Figure scripts:
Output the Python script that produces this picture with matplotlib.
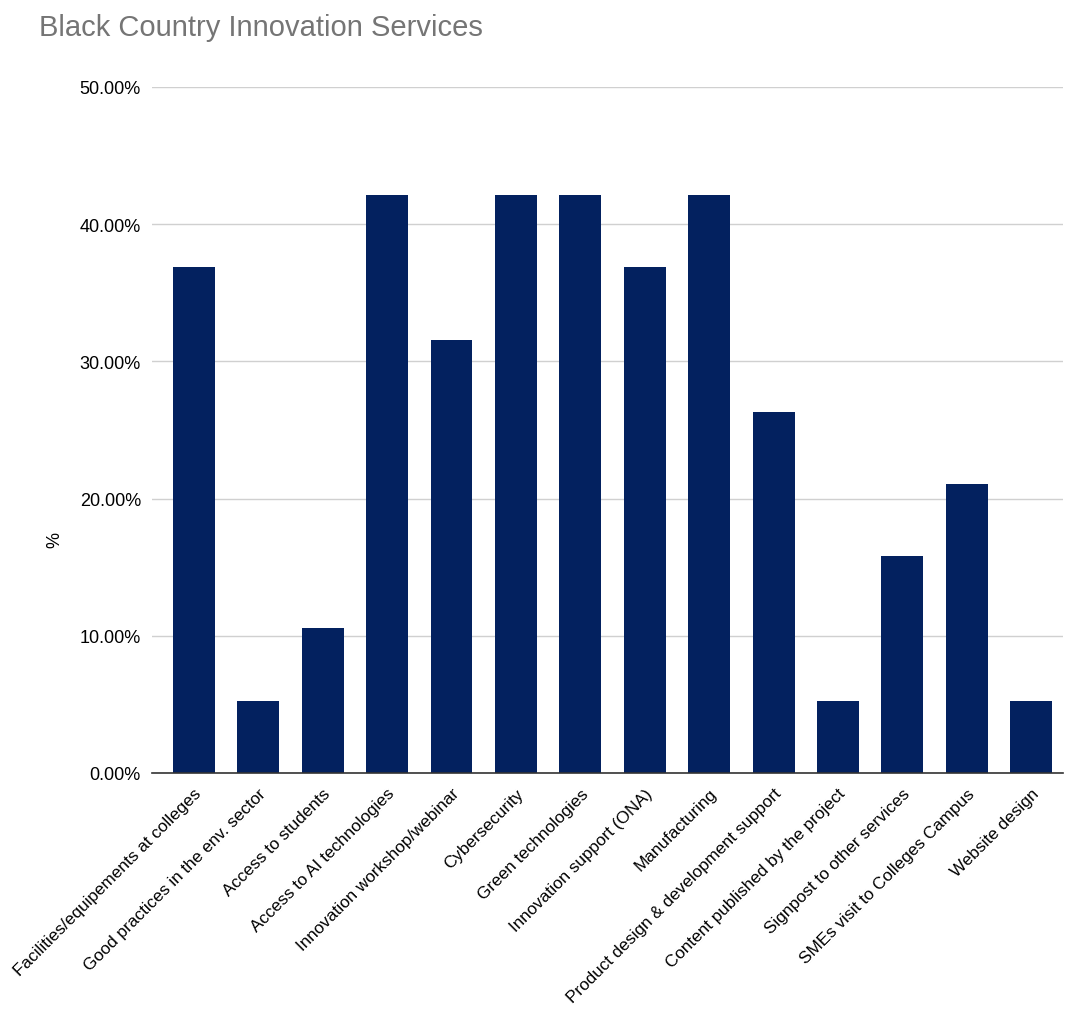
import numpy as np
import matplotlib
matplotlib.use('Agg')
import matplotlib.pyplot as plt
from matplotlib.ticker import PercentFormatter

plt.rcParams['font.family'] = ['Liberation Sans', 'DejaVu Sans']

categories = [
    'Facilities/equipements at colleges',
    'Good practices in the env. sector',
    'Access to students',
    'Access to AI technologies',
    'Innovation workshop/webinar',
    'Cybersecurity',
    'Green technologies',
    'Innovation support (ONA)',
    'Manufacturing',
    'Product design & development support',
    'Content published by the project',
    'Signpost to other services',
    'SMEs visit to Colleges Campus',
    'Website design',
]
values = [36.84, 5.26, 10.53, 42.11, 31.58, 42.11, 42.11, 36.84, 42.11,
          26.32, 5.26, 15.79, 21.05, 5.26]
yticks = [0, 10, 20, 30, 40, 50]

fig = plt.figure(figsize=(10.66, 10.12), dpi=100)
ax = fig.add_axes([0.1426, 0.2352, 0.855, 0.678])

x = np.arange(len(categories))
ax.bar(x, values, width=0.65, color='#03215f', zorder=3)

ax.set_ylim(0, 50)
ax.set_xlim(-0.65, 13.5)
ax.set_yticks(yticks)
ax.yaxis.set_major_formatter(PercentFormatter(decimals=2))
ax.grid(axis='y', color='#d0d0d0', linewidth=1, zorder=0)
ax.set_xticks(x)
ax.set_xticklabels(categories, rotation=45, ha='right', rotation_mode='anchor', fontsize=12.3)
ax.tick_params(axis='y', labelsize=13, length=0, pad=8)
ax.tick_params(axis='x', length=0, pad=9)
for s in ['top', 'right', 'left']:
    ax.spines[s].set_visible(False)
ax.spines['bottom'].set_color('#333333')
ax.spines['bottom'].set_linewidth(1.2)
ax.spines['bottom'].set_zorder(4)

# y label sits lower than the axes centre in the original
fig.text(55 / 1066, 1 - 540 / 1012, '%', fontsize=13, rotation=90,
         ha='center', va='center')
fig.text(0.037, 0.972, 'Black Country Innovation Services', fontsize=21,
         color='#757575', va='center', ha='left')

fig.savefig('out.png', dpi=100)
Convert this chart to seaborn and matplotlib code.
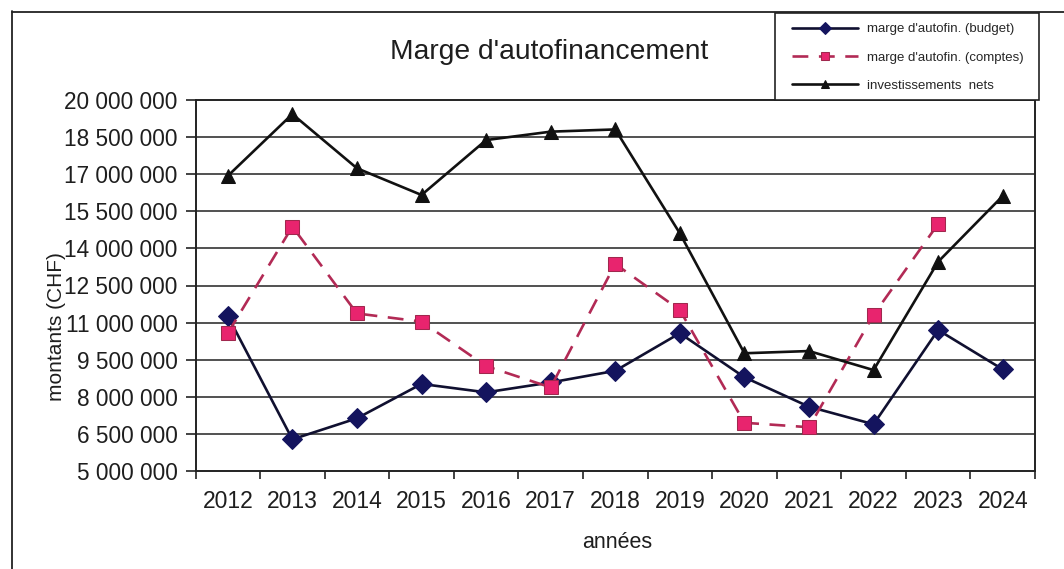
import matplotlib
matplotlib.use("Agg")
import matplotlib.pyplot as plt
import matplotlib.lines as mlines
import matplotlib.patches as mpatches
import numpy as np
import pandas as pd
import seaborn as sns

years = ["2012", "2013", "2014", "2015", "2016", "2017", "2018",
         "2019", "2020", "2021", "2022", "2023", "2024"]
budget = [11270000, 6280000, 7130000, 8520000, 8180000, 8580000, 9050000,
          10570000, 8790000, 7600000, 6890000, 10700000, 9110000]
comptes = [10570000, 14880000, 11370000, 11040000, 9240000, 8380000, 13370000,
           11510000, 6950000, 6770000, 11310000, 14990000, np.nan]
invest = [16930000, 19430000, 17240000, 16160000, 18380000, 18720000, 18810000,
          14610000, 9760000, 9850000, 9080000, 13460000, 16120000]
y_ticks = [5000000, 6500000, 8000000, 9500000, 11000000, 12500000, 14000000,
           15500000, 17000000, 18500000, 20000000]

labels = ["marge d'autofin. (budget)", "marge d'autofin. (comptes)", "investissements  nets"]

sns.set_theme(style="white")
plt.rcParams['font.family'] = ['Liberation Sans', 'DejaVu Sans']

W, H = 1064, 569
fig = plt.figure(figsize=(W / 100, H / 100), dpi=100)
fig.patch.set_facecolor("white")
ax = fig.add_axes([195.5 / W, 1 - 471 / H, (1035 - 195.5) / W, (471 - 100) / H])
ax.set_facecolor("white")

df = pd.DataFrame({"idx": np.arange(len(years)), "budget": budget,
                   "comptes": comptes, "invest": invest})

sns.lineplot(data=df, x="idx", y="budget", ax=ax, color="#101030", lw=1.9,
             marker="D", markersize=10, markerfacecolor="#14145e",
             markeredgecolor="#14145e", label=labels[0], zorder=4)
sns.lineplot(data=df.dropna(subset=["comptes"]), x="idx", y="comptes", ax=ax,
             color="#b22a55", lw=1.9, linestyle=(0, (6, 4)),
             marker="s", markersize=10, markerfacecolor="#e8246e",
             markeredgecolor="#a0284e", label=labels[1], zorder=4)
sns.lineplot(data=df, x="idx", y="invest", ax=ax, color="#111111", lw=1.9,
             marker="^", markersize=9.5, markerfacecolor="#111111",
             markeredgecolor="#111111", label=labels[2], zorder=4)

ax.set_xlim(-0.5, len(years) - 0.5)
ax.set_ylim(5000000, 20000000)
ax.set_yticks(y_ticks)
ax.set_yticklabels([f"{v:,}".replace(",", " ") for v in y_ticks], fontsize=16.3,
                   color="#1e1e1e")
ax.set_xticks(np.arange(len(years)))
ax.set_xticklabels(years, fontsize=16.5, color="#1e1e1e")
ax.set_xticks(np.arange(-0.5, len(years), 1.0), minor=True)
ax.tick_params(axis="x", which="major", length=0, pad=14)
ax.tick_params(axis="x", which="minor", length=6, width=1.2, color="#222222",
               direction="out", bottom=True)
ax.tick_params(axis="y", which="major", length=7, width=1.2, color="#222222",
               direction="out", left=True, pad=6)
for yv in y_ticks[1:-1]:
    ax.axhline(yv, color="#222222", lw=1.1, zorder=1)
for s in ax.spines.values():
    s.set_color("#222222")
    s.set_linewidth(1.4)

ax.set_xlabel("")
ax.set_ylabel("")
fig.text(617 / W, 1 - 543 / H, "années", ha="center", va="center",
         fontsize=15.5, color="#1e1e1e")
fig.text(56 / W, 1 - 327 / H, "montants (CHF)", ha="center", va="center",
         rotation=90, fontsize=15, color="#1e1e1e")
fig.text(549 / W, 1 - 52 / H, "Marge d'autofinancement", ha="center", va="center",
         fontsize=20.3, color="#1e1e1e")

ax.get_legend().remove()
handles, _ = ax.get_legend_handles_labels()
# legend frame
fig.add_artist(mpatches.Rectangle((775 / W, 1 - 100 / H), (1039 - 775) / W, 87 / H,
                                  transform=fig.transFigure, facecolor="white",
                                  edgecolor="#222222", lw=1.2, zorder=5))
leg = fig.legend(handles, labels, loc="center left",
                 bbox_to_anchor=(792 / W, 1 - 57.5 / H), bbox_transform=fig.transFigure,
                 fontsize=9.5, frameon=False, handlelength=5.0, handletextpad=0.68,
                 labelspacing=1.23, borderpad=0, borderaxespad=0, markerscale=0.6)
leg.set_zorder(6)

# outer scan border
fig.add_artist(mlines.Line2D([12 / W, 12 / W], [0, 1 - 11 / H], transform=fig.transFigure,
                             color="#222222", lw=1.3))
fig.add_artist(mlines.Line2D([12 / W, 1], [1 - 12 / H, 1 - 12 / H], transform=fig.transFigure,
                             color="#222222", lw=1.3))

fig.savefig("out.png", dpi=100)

_GOAL_: Quote the records above exactly, from the first line through the line containing "ax.bar(x, values, width=0.65, color='#03215f', zorder=3)", and leave out the pictures.

_EXPECTED ANSWER_:
Output the Python script that produces this picture with matplotlib.
import numpy as np
import matplotlib
matplotlib.use('Agg')
import matplotlib.pyplot as plt
from matplotlib.ticker import PercentFormatter

plt.rcParams['font.family'] = ['Liberation Sans', 'DejaVu Sans']

categories = [
    'Facilities/equipements at colleges',
    'Good practices in the env. sector',
    'Access to students',
    'Access to AI technologies',
    'Innovation workshop/webinar',
    'Cybersecurity',
    'Green technologies',
    'Innovation support (ONA)',
    'Manufacturing',
    'Product design & development support',
    'Content published by the project',
    'Signpost to other services',
    'SMEs visit to Colleges Campus',
    'Website design',
]
values = [36.84, 5.26, 10.53, 42.11, 31.58, 42.11, 42.11, 36.84, 42.11,
          26.32, 5.26, 15.79, 21.05, 5.26]
yticks = [0, 10, 20, 30, 40, 50]

fig = plt.figure(figsize=(10.66, 10.12), dpi=100)
ax = fig.add_axes([0.1426, 0.2352, 0.855, 0.678])

x = np.arange(len(categories))
ax.bar(x, values, width=0.65, color='#03215f', zorder=3)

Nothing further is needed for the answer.